The genius of the MBTI and the reason it has survived the arrival of science and any number of rivals, is that it is steadfast in only telling us things we want to hear. The portraits that come with each four-letter string echo the signs of the zodiac in their vagueness but dodge even the gentle warnings embedded in astrology.
- ESFP – The Performer
People-oriented and fun-loving, they make things more fun for others by their enjoyment. Living for the moment, they love new experiences. They dislike theory and impersonal analysis. Interested in serving others. Likely to be the center of attention in social situations. Well-developed common sense and practical ability.
- ISTJ – The Duty Fulfiller
Serious and quiet, interested in security and peaceful living. Extremely thorough, responsible and dependable. Well-developed powers of concentration. Usually interested in supporting and promoting traditions and establishments. Well-organized and hard working, they work steadily towards identified goals. They can usually accomplish any task once they have set their mind to it.
If the MBTI was just a parlor game this would not matter. But it isn’t. In some instances it is used to decide which candidate will get a job or a promotion, or who gets to work on which project. “It gives people an inaccurate understanding of themselves,” Grant told the FT.

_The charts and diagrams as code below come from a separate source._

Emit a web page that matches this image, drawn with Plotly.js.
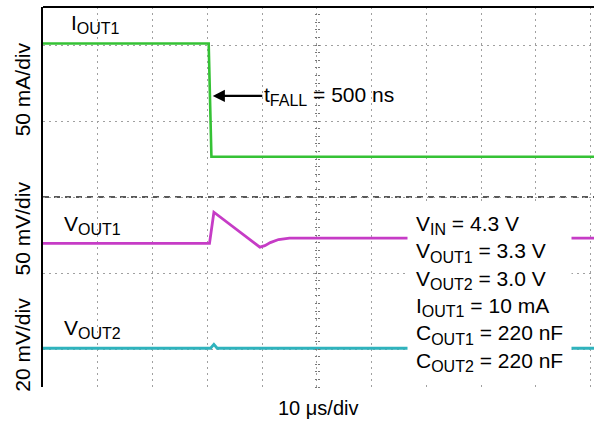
<!DOCTYPE html>
<html><head><meta charset="utf-8">
<script src="https://cdn.plot.ly/plotly-3.0.1.min.js"></script>
<style>html,body{margin:0;padding:0;background:#fff}#chart{width:594px;height:421px}</style>
</head><body><div id="chart"></div>
<script>
// Time in µs (10 µs/div); amplitudes in screen divisions (0 = centre line)
const ioutTime  = [0, 30.25, 30.75, 100.6];
const ioutDiv   = [2.02, 2.02, 0.53, 0.53];

const vout1Time = [0, 30.4, 31.2, 33, 35, 37, 39.6, 40.5, 41.5, 43, 45, 50, 100.6];
const vout1Div  = [-0.61, -0.61, -0.20, -0.30, -0.40, -0.52, -0.66, -0.64, -0.60, -0.56, -0.54, -0.54, -0.54];

const vout2Time = [0, 30.6, 31.2, 31.8, 100.6];
const vout2Div  = [-1.99, -1.99, -1.94, -1.99, -1.99];

const S = (s) => '<sub><span style="font-size:16px">' + s + '</span></sub>';
const traceLabels = ['I' + S('OUT1'), 'V' + S('OUT1'), 'V' + S('OUT2')];
const channelScales = ['50 mA/div', '50 mV/div', '20 mV/div'];
const timeScale = '10 μs/div';
const fallLabel = 't' + S('FALL') + ' = 500 ns';
const conditions = [
  'V' + S('IN') + ' = 4.3 V',
  'V' + S('OUT1') + ' = 3.3 V',
  'V' + S('OUT2') + ' = 3.0 V',
  'I' + S('OUT1') + ' = 10 mA',
  'C' + S('OUT1') + ' = 220 nF',
  'C' + S('OUT2') + ' = 220 nF'
];

const FONT = 'Liberation Sans, Arial, sans-serif';
const XMAX = 100.6;

const traces = [
  {x: ioutTime, y: ioutDiv, mode: 'lines', line: {color: '#35c235', width: 2.6}, hoverinfo: 'skip'},
  {x: vout1Time, y: vout1Div, mode: 'lines', line: {color: '#c63cc6', width: 2.8}, hoverinfo: 'skip'},
  {x: vout2Time, y: vout2Div, mode: 'lines', line: {color: '#2fb3bd', width: 2.8}, hoverinfo: 'skip'},
  {x: [], y: [], yaxis: 'y2', hoverinfo: 'skip'},
  {x: [], y: [], yaxis: 'y3', hoverinfo: 'skip'}
];

const centerAxis = (side) => ({
  overlaying: 'y', anchor: 'free', position: 50 / XMAX, side: side,
  range: [-2.5, 2.5], tick0: 0, dtick: 0.1, ticks: 'outside', ticklen: 2,
  tickcolor: '#777', tickwidth: 1, showticklabels: false, showgrid: false,
  zeroline: false, showline: false, fixedrange: true
});

const F = {family: FONT, size: 21, color: '#000'};

const annotations = [
  {xref: 'paper', yref: 'paper', x: 0.0472, y: 0.955, xanchor: 'left', yanchor: 'middle',
   text: traceLabels[0], showarrow: false, font: F},
  {xref: 'paper', yref: 'paper', x: 0.0345, y: 0.425, xanchor: 'left', yanchor: 'middle',
   text: traceLabels[1], showarrow: false, font: F},
  {xref: 'paper', yref: 'paper', x: 0.0345, y: 0.152, xanchor: 'left', yanchor: 'middle',
   text: traceLabels[2], showarrow: false, font: F},
  {xref: 'paper', yref: 'paper', x: -0.0372, y: 0.782, textangle: -90, xanchor: 'center', yanchor: 'middle',
   text: channelScales[0], showarrow: false, font: F},
  {xref: 'paper', yref: 'paper', x: -0.0372, y: 0.416, textangle: -90, xanchor: 'center', yanchor: 'middle',
   text: channelScales[1], showarrow: false, font: F},
  {xref: 'paper', yref: 'paper', x: -0.0372, y: 0.110, textangle: -90, xanchor: 'center', yanchor: 'middle',
   text: channelScales[2], showarrow: false, font: F},
  {xref: 'x', yref: 'y', x: 31.0, y: 1.33, ax: 116, ay: 0,
   text: fallLabel, showarrow: true, arrowhead: 2, arrowsize: 1.1, arrowwidth: 2.2, arrowcolor: '#000',
   font: F},
  {xref: 'paper', yref: 'paper', x: 0.6606, y: 0.247, xanchor: 'left', yanchor: 'middle', align: 'left',
   text: conditions.join('<br>'), showarrow: false, bgcolor: '#fff', borderpad: 8,
   font: F},
  {xref: 'paper', yref: 'paper', x: (318 - 43) / 551, y: -0.055, xanchor: 'center', yanchor: 'middle',
   text: timeScale, showarrow: false, font: {family: FONT, size: 20, color: '#000'}}
];

const layout = {
  width: 594, height: 421,
  margin: {l: 43, r: 0, t: 7, b: 34},
  paper_bgcolor: '#fff', plot_bgcolor: '#fff',
  showlegend: false,
  font: F,
  xaxis: {range: [0, XMAX], tick0: 0, dtick: 10, showticklabels: false, ticks: '',
          showgrid: true, gridcolor: '#a0a0a0', gridwidth: 1, griddash: '2px,4px',
          zeroline: false, showline: false, fixedrange: true},
  yaxis: {range: [-2.5, 2.5], tick0: 0, dtick: 1, showticklabels: false, ticks: '',
          showgrid: true, gridcolor: '#a0a0a0', gridwidth: 1, griddash: '2px,4px',
          zeroline: false, showline: true, linecolor: '#000', linewidth: 2, fixedrange: true},
  yaxis2: centerAxis('left'),
  yaxis3: centerAxis('right'),
  shapes: [
    {type: 'line', xref: 'paper', yref: 'y', x0: 0, x1: 1, y0: 0, y1: 0, layer: 'below',
     line: {color: '#222', width: 1.3, dash: '6px,5px'}},
    {type: 'line', xref: 'paper', yref: 'paper', x0: 0, x1: 1, y0: 1, y1: 1,
     line: {color: '#000', width: 2}}
  ],
  annotations: annotations
};

Plotly.newPlot('chart', traces, layout, {staticPlot: true, displayModeBar: false});
</script>
</body></html>
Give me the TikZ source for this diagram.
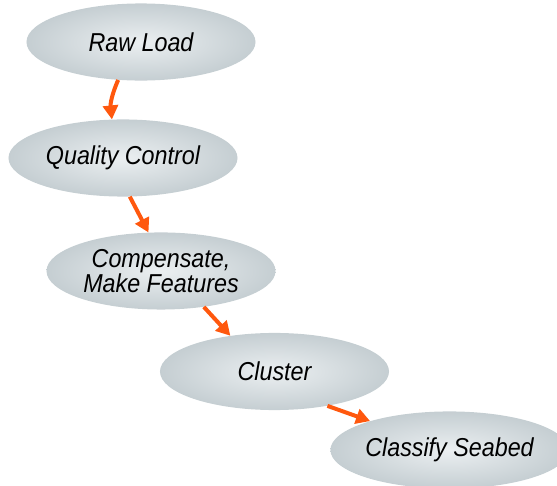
\documentclass[tikz,border=0pt]{standalone}
\usepackage{fontspec}
\setmainfont{Liberation Sans}[FakeStretch=0.9]
\usepackage{xcolor}
\usepackage{tikz}
\usetikzlibrary{positioning,arrows.meta,shapes.geometric}
\definecolor{stepinner}{RGB}{235,239,241}
\definecolor{stepouter}{RGB}{197,206,210}
\definecolor{flowcolor}{RGB}{255,88,14}

\begin{document}
\begin{tikzpicture}[
  stage/.style={ellipse, inner sep=0pt, minimum width=8.08cm, minimum height=2.72cm,
    shading=radial, inner color=stepinner, outer color=stepouter,
    font=\fontsize{26}{25}\selectfont\itshape, align=center},
  flow/.style={draw=flowcolor, line width=4bp, -{Triangle[length=14bp,width=15bp]}, color=flowcolor}
]
  \useasboundingbox (0,0) rectangle (19.65,17.145);

  % Stages
  \node[stage] (rawload) at (4.974,15.663) {Raw Load};
  \node[stage] (quality) at (4.339,11.571) {Quality Control};
  \node[stage] (compensate) at (5.680,7.585) {Compensate,\\Make Features};
  \node[stage] (cluster) at (9.684,4.039) {Cluster};
  \node[stage] (classify) at (15.858,1.270) {Classify Seabed};

  % Arrows
  \draw[flow] (rawload.239) to[bend right=15] (quality.106);
  \draw[flow] (quality.280) -- (compensate.108);
  \draw[flow] (compensate.320) -- (cluster.141);
  \draw[flow] (cluster.327) -- (classify.160);

\end{tikzpicture}
\end{document}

This, of course, is something that Jung himself would have warned. The problem is the same as it is with much widely-read business and self-help literature. Its popularity is based on the simplification of complex ideas, a process that is often based on misunderstanding. Neither Katharine nor Isabel understood what Jung was getting at in the first place.
He never meant to propose a system of easily identified personality types or permanent slots into which people could be slotted. “Every individual is an exception to the rule,” he wrote, and to “stick labels on people at first sight” is “nothing but a childish parlor game.”
If only Jung had written back to his biggest fan all those years ago.